▶ _Aim_:
Repeat, exactly and only, the lines from the beginning of the data through the line with "(0,0) rectangle (1133,700);". Pictures are left out.

Plotting code records
+ + + + +

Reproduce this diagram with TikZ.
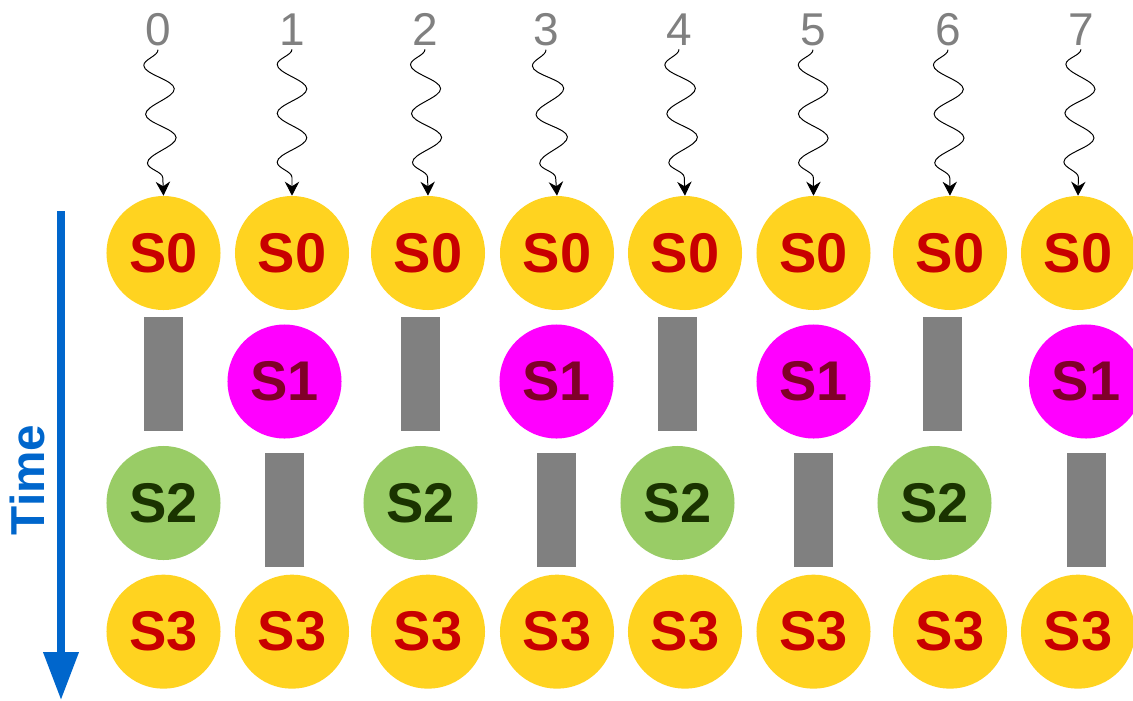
\documentclass[tikz,border=0pt]{standalone}
\usepackage{fontspec}
\setmainfont{Liberation Sans}
\usepackage{tikz}
\usepackage{xcolor}
\usetikzlibrary{positioning,arrows.meta,decorations.pathmorphing}

\definecolor{fill-y}{RGB}{255,211,32}
\definecolor{fill-m}{RGB}{255,0,255}
\definecolor{fill-g}{RGB}{153,204,102}
\definecolor{ink-r}{RGB}{200,0,0}
\definecolor{ink-m}{RGB}{128,0,40}
\definecolor{ink-g}{RGB}{26,51,0}
\definecolor{bar-gray}{RGB}{128,128,128}
\definecolor{time-blue}{RGB}{0,102,204}

\begin{document}
\begin{tikzpicture}
[
x = 0.025cm, y = -0.025cm,
cell-y/.style={circle, fill=fill-y, minimum size = 28.5mm, inner sep = 0mm, text=ink-r, font=\bfseries\fontsize{39.8}{40}\selectfont},
cell-m/.style={circle, fill=fill-m, minimum size = 28.5mm, inner sep = 0mm, text=ink-m, font=\bfseries\fontsize{39.8}{40}\selectfont},
cell-g/.style={circle, fill=fill-g, minimum size = 28.5mm, inner sep = 0mm, text=ink-g, font=\bfseries\fontsize{39.8}{40}\selectfont},
bar-a/.style={rectangle, fill=bar-gray, minimum width = 9.75mm, minimum height = 28.5mm, inner sep = 0mm},
text-a/.style={text=bar-gray, anchor=base, inner sep = 1mm, font=\fontsize{32.7}{33}\selectfont},
text-b/.style={text=time-blue, font=\bfseries\fontsize{33.9}{34}\selectfont},
wave-a/.style={-{Stealth[length=3.5mm, width=3.6mm]}, line width=0.7pt, decorate, decoration={snake, mirror, amplitude=3.7mm, segment length=12.2mm, post length=4mm}},
time-a/.style={-{Triangle[length=12mm, width=8.5mm]}, line width=1.8mm, draw=time-blue}
]

\useasboundingbox (0,0) rectangle (1133,700);

\node (s0-0)   [cell-y] at (163.5,253)                  {S0};
\node (s0-1)   [cell-y] at (292.0,253)                  {S0};
\node (s0-2)   [cell-y] at (428.0,253)                  {S0};
\node (s0-3)   [cell-y] at (557.0,253)                  {S0};
\node (s0-4)   [cell-y] at (685.0,253)                  {S0};
\node (s0-5)   [cell-y] at (813.5,253)                  {S0};
\node (s0-6)   [cell-y] at (950.0,253)                  {S0};
\node (s0-7)   [cell-y] at (1078.0,253)                 {S0};
\node (bar-0)  [bar-a]  at (163.5,374)                  {};
\node (s1-1)   [cell-m] at (284.5,381.5)                {S1};
\node (bar-2)  [bar-a]  at (420.5,374)                  {};
\node (s1-3)   [cell-m] at (556.5,381.5)                {S1};
\node (bar-4)  [bar-a]  at (677.5,374)                  {};
\node (s1-5)   [cell-m] at (813.5,381.5)                {S1};
\node (bar-6)  [bar-a]  at (942.5,374)                  {};
\node (s1-7)   [cell-m] at (1086.0,381.5)               {S1};
\node (s2-0)   [cell-g] at (163.5,503)                  {S2};
\node (bar-1)  [bar-a]  at (284.5,510)                  {};
\node (s2-2)   [cell-g] at (420.5,503)                  {S2};
\node (bar-3)  [bar-a]  at (556.5,510)                  {};
\node (s2-4)   [cell-g] at (677.5,503)                  {S2};
\node (bar-5)  [bar-a]  at (813.5,510)                  {};
\node (s2-6)   [cell-g] at (934.5,503)                  {S2};
\node (bar-7)  [bar-a]  at (1086.0,510)                 {};
\node (s3-0)   [cell-y, below = 66.00mm of s0-0]        {S3};
\node (s3-1)   [cell-y, below = 66.00mm of s0-1]        {S3};
\node (s3-2)   [cell-y, below = 66.00mm of s0-2]        {S3};
\node (s3-3)   [cell-y, below = 66.00mm of s0-3]        {S3};
\node (s3-4)   [cell-y, below = 66.00mm of s0-4]        {S3};
\node (s3-5)   [cell-y, below = 66.00mm of s0-5]        {S3};
\node (s3-6)   [cell-y, below = 66.00mm of s0-6]        {S3};
\node (s3-7)   [cell-y, below = 66.00mm of s0-7]        {S3};
\node (num-0)  [text-a] at (158,45)                     {0};
\node (num-1)  [text-a] at (292,45)                     {1};
\node (num-2)  [text-a] at (425,45)                     {2};
\node (num-3)  [text-a] at (546,45)                     {3};
\node (num-4)  [text-a] at (679,45)                     {4};
\node (num-5)  [text-a] at (813,45)                     {5};
\node (num-6)  [text-a] at (948,45)                     {6};
\node (num-7)  [text-a] at (1081,45)                    {7};
\node (time)   [text-b, rotate=90] at (27,480)          {Time};
\coordinate (time-top) at (61,211);
\coordinate (time-end) at (61,700);
\draw [wave-a] (num-0.south) -- (s0-0.north);
\draw [wave-a] (num-1.south) -- (s0-1.north);
\draw [wave-a] (num-2.south) -- (s0-2.north);
\draw [wave-a] (num-3.south) -- (s0-3.north);
\draw [wave-a] (num-4.south) -- (s0-4.north);
\draw [wave-a] (num-5.south) -- (s0-5.north);
\draw [wave-a] (num-6.south) -- (s0-6.north);
\draw [wave-a] (num-7.south) -- (s0-7.north);
\draw [time-a] (time-top) -- (time-end);

\end{tikzpicture}
\end{document}
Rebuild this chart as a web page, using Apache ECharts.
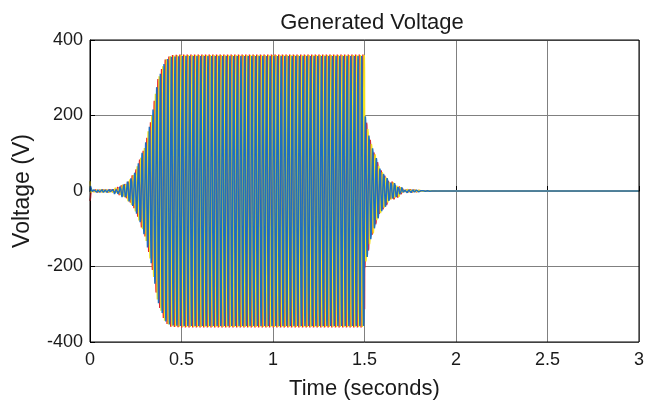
<!DOCTYPE html>
<html><head><meta charset="utf-8">
<script src="https://cdn.jsdelivr.net/npm/echarts@6/dist/echarts.min.js"></script>
<style>html,body{margin:0;padding:0;background:#fff}#c{width:647px;height:405px}</style>
</head><body><div id="c"></div>
<script>
// Envelope (peak amplitude, V)
const envTime = [0, 0.004, 0.01, 0.05, 0.1, 0.15, 0.2, 0.25, 0.3, 0.34, 0.37, 0.41, 0.44, 0.5, 1.5, 1.5005, 1.53, 1.58, 1.64, 1.73, 1.85, 2.0, 3.0];
const envAmp  = [30, 12, 4, 3, 5, 10, 22, 55, 121, 205, 295, 348, 360, 362, 362, 210, 140, 65, 28, 5, 0.5, 0, 0];
const freqHz = 50;
const phaseNames = ['Phase B', 'Phase C', 'Phase A'];
const phaseDeg = [-120, 120, 0];
const phaseColors = ['#e3262c', '#f0e020', '#1f6fbf'];
const xTicks = [0, 0.5, 1, 1.5, 2, 2.5, 3];
const yTicks = [-400, -200, 0, 200, 400];

function env(t){
  for (let i=1;i<envTime.length;i++){
    if (t<=envTime[i]){
      const a=envTime[i-1], b=envTime[i];
      const f=(t-a)/(b-a);
      return envAmp[i-1]+(envAmp[i]-envAmp[i-1])*f;
    }
  }
  return envAmp[envAmp.length-1];
}
const dt = 0.0005;
const series = phaseDeg.map((ph,k)=>{
  const d=[];
  for (let i=0;i<=6000;i++){
    const t=i*dt;
    d.push([t, env(t)*Math.sin(2*Math.PI*freqHz*t + ph*Math.PI/180)]);
  }
  return {name:phaseNames[k], type:'line', data:d, showSymbol:false, symbol:'none',
    lineStyle:{width:1.5, color:phaseColors[k]}, itemStyle:{color:phaseColors[k]}, animation:false, silent:true, sampling:null, z:2+k};
});

const chart = echarts.init(document.getElementById('c'), null, {renderer:'canvas'});
const font = 'Liberation Sans, Arial, sans-serif';
chart.setOption({
  animation:false,
  backgroundColor:'#fff',
  title:{text:'Generated Voltage', left:367, top:7, textAlign:'center',
    textStyle:{fontFamily:font, fontSize:22, fontWeight:'normal', color:'#1a1a1a'}},
  grid:{left:90, right:7, top:40, bottom:59, show:true, borderColor:'#000', borderWidth:1, z:10},
  xAxis:{type:'value', min:0, max:3, interval:0.5,
    name:'Time (seconds)', nameLocation:'middle', nameGap:36,
    nameTextStyle:{fontFamily:font, fontSize:22, color:'#1a1a1a'},
    axisLine:{show:true, lineStyle:{color:'#000'}},
    axisTick:{show:true, inside:true, length:5, lineStyle:{color:'#000'}},
    axisLabel:{fontFamily:font, fontSize:18, color:'#1a1a1a', margin:9,
      formatter:v=>String(v)},
    splitLine:{show:true, lineStyle:{color:'#808080', width:1}}},
  yAxis:{type:'value', min:-400, max:400, interval:200,
    name:'Voltage (V)', nameLocation:'middle', nameGap:56,
    nameTextStyle:{fontFamily:font, fontSize:23, color:'#1a1a1a'},
    axisLine:{show:true, lineStyle:{color:'#000'}},
    axisTick:{show:true, inside:true, length:5, lineStyle:{color:'#000'}},
    axisLabel:{fontFamily:font, fontSize:18, color:'#1a1a1a', margin:7},
    splitLine:{show:true, lineStyle:{color:'#808080', width:1}}},
  series: series
});
</script></body></html>
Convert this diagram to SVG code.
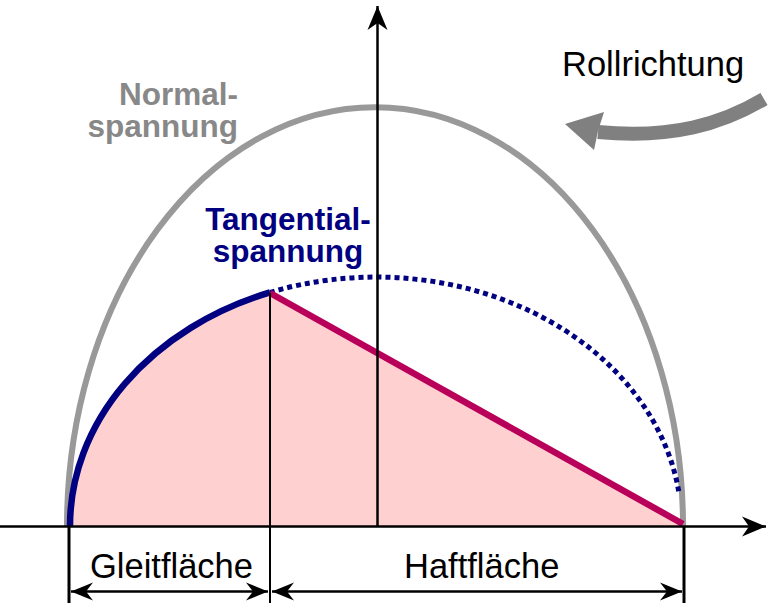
<svg xmlns="http://www.w3.org/2000/svg" width="769" height="603" viewBox="0 0 769 603">
<defs>
<style>
.lbl{font-family:"Liberation Sans",Arial,sans-serif;font-size:34.5px;fill:#000}
.bold{font-family:"Liberation Sans",Arial,sans-serif;font-weight:bold;font-size:31.5px}
.ln{stroke:#000;fill:none}
</style>
<marker id="ah" markerUnits="userSpaceOnUse" markerWidth="30" markerHeight="24" viewBox="-26 -12 28 24" refX="0" refY="0" orient="auto-start-reverse">
<path d="M0,0 L-24,-10 L-17,0 L-24,10 Z" fill="#000"/>
</marker>
<marker id="ahs" markerUnits="userSpaceOnUse" markerWidth="30" markerHeight="24" viewBox="-26 -12 28 24" refX="0" refY="0" orient="auto-start-reverse">
<path d="M0,0 L-22,-9 L-15,0 L-22,9 Z" fill="#000"/>
</marker>
</defs>
<rect width="769" height="603" fill="#fff"/>

<g id="fill-area">
<path d="M70,526 A306,249 0 0 1 270,292.4 L683,526 Z" fill="#ffd0d0"/>
</g>

<g id="normalspannung">
<path d="M67,526 A308,419 0 0 1 683,526" fill="none" stroke="#999" stroke-width="6"/>
<text class="bold" x="238" y="105" text-anchor="end" fill="#888">Normal-</text>
<text class="bold" x="238" y="137" text-anchor="end" fill="#888">spannung</text>
</g>

<g id="tangentialspannung">
<path d="M270,292.4 A306,249 0 0 1 679,493" fill="none" stroke="#000080" stroke-width="5" stroke-dasharray="5 4"/>
<path d="M70,526 A306,249 0 0 1 270,292.4" fill="none" stroke="#000080" stroke-width="6.5"/>
<text class="bold" x="288" y="230" text-anchor="middle" fill="#000080">Tangential-</text>
<text class="bold" x="288" y="262" text-anchor="middle" fill="#000080">spannung</text>
</g>

<g id="haftlinie">
<line x1="270" y1="293" x2="683" y2="524" stroke="#b8005a" stroke-width="6.5"/>
</g>

<g id="connectors">
<line class="ln" x1="0" y1="526.5" x2="766" y2="526.5" stroke-width="2.5" marker-end="url(#ah)"/>
<line class="ln" x1="377.5" y1="526" x2="377.5" y2="6" stroke-width="2.5" marker-end="url(#ah)"/>
<line class="ln" x1="270" y1="293" x2="270" y2="603" stroke-width="2"/>
<line class="ln" x1="69" y1="526" x2="69" y2="603" stroke-width="3"/>
<line class="ln" x1="684" y1="526" x2="684" y2="603" stroke-width="3"/>
<line class="ln" x1="71" y1="591.5" x2="268" y2="591.5" stroke-width="2.5" marker-start="url(#ahs)" marker-end="url(#ahs)"/>
<line class="ln" x1="272" y1="591.5" x2="682" y2="591.5" stroke-width="2.5" marker-start="url(#ahs)" marker-end="url(#ahs)"/>
</g>

<g id="labels">
<text class="lbl" x="90" y="578">Gleitfläche</text>
<text class="lbl" x="404" y="578">Haftfläche</text>
</g>

<g id="rollrichtung">
<text class="lbl" x="562" y="76">Rollrichtung</text>
<path d="M764,99 C722,124 672,139 598,132" fill="none" stroke="#808080" stroke-width="14"/>
<path d="M565,124 L604,112 L598,131 L594,150 Z" fill="#808080"/>
</g>
</svg>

+ + + + +

▶ _Exercise response_:
Reproduce this diagram with TikZ.
\documentclass[tikz,border=0pt]{standalone}
\usepackage{fontspec}
\setmainfont{Liberation Sans}
\usepackage{tikz}
\usepackage{xcolor}
\usetikzlibrary{positioning,arrows.meta,decorations.pathmorphing}

\definecolor{fill-y}{RGB}{255,211,32}
\definecolor{fill-m}{RGB}{255,0,255}
\definecolor{fill-g}{RGB}{153,204,102}
\definecolor{ink-r}{RGB}{200,0,0}
\definecolor{ink-m}{RGB}{128,0,40}
\definecolor{ink-g}{RGB}{26,51,0}
\definecolor{bar-gray}{RGB}{128,128,128}
\definecolor{time-blue}{RGB}{0,102,204}

\begin{document}
\begin{tikzpicture}
[
x = 0.025cm, y = -0.025cm,
cell-y/.style={circle, fill=fill-y, minimum size = 28.5mm, inner sep = 0mm, text=ink-r, font=\bfseries\fontsize{39.8}{40}\selectfont},
cell-m/.style={circle, fill=fill-m, minimum size = 28.5mm, inner sep = 0mm, text=ink-m, font=\bfseries\fontsize{39.8}{40}\selectfont},
cell-g/.style={circle, fill=fill-g, minimum size = 28.5mm, inner sep = 0mm, text=ink-g, font=\bfseries\fontsize{39.8}{40}\selectfont},
bar-a/.style={rectangle, fill=bar-gray, minimum width = 9.75mm, minimum height = 28.5mm, inner sep = 0mm},
text-a/.style={text=bar-gray, anchor=base, inner sep = 1mm, font=\fontsize{32.7}{33}\selectfont},
text-b/.style={text=time-blue, font=\bfseries\fontsize{33.9}{34}\selectfont},
wave-a/.style={-{Stealth[length=3.5mm, width=3.6mm]}, line width=0.7pt, decorate, decoration={snake, mirror, amplitude=3.7mm, segment length=12.2mm, post length=4mm}},
time-a/.style={-{Triangle[length=12mm, width=8.5mm]}, line width=1.8mm, draw=time-blue}
]

\useasboundingbox (0,0) rectangle (1133,700);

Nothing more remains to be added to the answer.